***** Material for the task
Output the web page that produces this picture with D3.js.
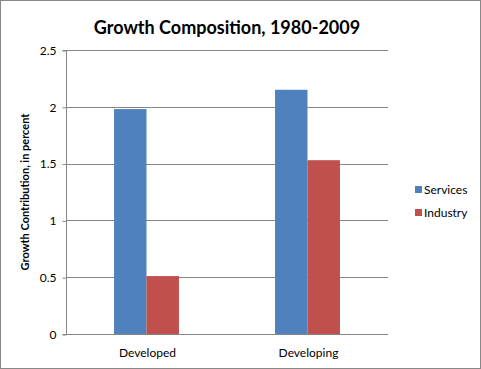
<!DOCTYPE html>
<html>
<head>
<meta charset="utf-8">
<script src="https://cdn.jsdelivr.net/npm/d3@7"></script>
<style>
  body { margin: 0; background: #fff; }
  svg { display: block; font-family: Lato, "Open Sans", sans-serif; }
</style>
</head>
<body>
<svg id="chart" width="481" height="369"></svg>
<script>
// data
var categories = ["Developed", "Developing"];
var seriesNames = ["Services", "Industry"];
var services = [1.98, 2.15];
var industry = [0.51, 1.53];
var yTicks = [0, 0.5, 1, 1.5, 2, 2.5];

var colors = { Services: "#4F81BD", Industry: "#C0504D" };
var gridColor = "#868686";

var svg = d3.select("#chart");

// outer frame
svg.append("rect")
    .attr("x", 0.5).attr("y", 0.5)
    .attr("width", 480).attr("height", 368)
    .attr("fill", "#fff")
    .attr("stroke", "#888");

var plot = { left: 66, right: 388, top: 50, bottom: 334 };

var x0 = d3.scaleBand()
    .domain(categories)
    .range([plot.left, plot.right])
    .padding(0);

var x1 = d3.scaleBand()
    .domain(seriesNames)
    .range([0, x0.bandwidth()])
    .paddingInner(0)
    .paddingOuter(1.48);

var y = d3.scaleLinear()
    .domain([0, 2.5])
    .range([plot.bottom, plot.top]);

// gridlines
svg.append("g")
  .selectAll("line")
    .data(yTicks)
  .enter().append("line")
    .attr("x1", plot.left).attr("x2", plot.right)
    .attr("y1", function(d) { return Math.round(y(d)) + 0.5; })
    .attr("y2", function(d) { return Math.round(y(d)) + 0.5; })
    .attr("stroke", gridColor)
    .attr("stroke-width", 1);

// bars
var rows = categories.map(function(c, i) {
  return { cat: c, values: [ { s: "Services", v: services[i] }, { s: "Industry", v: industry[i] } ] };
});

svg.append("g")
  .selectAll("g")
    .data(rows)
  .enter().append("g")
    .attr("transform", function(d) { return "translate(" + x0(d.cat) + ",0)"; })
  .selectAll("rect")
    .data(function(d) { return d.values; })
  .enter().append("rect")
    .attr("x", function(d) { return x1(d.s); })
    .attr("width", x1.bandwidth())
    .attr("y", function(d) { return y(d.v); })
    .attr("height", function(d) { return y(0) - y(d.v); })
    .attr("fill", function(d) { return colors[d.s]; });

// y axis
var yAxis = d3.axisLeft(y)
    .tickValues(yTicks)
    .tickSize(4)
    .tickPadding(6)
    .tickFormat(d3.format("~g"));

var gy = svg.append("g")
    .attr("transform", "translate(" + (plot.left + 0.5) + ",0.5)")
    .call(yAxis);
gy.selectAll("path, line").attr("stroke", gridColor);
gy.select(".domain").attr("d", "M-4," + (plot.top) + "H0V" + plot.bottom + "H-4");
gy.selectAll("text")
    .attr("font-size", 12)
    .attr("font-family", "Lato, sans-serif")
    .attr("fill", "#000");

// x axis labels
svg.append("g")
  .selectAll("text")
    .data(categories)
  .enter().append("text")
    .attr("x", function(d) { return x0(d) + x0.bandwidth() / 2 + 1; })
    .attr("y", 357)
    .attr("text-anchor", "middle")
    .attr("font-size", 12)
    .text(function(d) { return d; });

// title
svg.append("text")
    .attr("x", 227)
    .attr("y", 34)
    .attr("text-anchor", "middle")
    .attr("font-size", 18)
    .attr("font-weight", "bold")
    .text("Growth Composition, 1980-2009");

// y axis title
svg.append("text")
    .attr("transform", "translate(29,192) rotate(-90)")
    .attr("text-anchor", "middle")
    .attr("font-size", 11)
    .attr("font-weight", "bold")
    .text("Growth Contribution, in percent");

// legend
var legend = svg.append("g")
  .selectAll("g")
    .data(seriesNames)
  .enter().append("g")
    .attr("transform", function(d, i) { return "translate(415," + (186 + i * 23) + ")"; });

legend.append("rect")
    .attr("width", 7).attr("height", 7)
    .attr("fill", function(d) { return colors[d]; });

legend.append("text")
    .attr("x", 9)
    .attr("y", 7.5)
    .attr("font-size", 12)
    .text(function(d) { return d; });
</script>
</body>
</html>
**********
***** Material for the task
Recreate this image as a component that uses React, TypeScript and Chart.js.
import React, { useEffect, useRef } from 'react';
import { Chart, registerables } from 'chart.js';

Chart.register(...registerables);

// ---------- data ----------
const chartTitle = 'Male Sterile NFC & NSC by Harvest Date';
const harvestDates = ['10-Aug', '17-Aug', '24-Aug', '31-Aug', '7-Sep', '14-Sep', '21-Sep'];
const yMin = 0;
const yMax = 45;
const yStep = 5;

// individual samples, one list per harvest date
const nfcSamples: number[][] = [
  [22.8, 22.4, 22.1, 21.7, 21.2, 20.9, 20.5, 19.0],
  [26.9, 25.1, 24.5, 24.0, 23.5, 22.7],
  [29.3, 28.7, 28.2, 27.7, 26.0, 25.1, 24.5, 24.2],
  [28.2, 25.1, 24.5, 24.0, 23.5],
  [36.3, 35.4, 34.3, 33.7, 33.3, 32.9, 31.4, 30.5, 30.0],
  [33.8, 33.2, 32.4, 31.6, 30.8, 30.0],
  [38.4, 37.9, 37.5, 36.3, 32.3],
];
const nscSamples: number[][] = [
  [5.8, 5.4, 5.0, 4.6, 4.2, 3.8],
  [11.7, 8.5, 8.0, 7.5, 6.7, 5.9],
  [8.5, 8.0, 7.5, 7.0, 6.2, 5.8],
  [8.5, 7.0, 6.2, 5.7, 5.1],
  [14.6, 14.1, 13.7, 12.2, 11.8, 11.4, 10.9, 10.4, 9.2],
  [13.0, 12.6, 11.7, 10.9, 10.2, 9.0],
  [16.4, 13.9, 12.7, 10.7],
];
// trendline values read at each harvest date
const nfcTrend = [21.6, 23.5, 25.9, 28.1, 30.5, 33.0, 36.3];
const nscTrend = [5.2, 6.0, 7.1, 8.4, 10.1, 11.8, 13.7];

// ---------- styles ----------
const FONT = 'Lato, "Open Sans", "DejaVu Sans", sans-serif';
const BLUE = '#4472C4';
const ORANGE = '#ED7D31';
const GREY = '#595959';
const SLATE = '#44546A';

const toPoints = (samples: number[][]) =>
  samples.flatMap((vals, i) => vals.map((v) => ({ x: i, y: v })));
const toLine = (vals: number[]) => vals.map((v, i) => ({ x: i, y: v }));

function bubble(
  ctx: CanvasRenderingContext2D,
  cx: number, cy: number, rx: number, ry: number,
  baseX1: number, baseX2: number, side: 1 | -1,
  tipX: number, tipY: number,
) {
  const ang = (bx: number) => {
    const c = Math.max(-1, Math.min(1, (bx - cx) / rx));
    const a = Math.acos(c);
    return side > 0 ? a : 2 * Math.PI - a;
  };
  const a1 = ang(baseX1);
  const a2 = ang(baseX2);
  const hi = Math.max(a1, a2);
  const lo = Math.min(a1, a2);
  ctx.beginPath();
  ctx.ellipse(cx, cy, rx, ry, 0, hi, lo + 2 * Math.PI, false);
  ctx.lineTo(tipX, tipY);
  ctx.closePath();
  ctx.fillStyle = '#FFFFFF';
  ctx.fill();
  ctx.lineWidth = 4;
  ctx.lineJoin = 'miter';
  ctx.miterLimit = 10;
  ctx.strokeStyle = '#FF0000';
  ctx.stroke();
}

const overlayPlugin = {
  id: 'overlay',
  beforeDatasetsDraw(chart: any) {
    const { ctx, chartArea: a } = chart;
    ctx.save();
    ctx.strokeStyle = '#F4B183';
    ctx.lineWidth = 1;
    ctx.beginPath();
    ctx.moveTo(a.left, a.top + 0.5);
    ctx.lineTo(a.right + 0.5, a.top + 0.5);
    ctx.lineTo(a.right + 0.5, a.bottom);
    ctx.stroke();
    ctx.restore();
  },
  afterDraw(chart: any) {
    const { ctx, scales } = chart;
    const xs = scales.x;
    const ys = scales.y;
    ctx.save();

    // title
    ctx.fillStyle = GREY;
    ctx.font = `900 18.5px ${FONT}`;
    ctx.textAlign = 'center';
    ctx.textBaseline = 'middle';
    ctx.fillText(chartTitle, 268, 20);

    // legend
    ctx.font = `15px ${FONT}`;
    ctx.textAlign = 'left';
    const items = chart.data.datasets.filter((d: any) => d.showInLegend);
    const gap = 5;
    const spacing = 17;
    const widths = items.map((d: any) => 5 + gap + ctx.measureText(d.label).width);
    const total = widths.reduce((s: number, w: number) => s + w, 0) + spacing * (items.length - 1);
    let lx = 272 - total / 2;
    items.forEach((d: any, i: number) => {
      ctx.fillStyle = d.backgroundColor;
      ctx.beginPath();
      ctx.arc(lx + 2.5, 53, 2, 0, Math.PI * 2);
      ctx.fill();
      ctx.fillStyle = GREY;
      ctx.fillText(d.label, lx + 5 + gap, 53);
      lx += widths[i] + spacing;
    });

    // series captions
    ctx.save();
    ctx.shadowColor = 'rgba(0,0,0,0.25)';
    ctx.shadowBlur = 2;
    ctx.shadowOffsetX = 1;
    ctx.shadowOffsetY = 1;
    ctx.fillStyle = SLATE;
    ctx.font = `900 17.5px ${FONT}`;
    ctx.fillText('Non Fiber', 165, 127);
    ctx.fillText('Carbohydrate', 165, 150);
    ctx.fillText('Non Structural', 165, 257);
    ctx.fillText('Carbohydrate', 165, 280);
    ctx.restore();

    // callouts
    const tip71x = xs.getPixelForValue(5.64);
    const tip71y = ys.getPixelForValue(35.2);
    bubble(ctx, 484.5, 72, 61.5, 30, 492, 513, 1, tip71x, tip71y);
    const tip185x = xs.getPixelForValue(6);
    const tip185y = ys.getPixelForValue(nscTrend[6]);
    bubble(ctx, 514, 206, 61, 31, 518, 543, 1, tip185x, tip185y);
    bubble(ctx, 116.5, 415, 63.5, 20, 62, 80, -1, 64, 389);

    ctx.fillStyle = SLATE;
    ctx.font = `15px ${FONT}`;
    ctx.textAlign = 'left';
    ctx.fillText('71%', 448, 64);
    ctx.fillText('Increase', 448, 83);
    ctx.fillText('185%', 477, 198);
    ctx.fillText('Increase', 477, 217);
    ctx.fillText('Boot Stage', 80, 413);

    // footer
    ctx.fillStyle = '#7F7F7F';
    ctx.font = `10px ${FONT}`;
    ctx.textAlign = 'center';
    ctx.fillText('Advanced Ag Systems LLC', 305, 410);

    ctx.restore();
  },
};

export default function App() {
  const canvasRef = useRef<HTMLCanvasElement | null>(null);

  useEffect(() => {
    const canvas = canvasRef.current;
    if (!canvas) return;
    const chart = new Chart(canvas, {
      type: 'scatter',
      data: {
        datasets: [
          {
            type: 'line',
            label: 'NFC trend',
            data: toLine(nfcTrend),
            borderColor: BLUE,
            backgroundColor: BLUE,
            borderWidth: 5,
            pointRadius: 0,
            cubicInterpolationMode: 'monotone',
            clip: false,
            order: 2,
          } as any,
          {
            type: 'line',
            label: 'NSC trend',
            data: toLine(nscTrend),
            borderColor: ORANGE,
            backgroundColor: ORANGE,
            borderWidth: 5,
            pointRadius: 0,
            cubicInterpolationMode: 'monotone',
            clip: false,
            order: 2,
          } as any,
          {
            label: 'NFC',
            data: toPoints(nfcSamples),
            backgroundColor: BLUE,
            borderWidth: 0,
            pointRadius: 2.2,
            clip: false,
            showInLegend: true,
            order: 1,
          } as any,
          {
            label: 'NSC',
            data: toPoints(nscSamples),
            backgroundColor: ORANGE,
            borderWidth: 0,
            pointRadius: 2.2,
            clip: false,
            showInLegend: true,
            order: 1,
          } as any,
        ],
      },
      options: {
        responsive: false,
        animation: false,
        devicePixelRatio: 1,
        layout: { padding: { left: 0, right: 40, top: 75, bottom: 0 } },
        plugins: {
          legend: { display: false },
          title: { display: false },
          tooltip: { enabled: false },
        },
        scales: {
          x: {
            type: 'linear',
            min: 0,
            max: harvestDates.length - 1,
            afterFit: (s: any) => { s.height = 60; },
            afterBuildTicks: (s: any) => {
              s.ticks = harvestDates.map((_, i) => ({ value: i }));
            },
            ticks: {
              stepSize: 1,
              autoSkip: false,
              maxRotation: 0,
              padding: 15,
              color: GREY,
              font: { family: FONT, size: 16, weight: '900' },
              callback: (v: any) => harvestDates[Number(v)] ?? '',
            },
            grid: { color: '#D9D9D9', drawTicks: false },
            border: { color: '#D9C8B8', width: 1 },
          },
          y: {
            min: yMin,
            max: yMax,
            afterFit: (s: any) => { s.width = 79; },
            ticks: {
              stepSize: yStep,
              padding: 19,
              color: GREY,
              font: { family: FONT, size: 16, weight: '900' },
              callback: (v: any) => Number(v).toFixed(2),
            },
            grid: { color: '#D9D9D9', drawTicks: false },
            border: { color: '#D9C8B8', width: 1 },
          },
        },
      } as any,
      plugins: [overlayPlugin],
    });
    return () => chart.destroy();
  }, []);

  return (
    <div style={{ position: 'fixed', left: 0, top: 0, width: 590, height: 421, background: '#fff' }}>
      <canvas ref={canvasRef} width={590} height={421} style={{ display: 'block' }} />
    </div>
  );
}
**********
### Directions
Retype exactly the lines above, from the one with "Recreate this image" through the one with "Chart.register(...registerables);", inclusive.

### Finished answer
Recreate this image as a component that uses React, TypeScript and Chart.js.
import React, { useEffect, useRef } from 'react';
import { Chart, registerables } from 'chart.js';

Chart.register(...registerables);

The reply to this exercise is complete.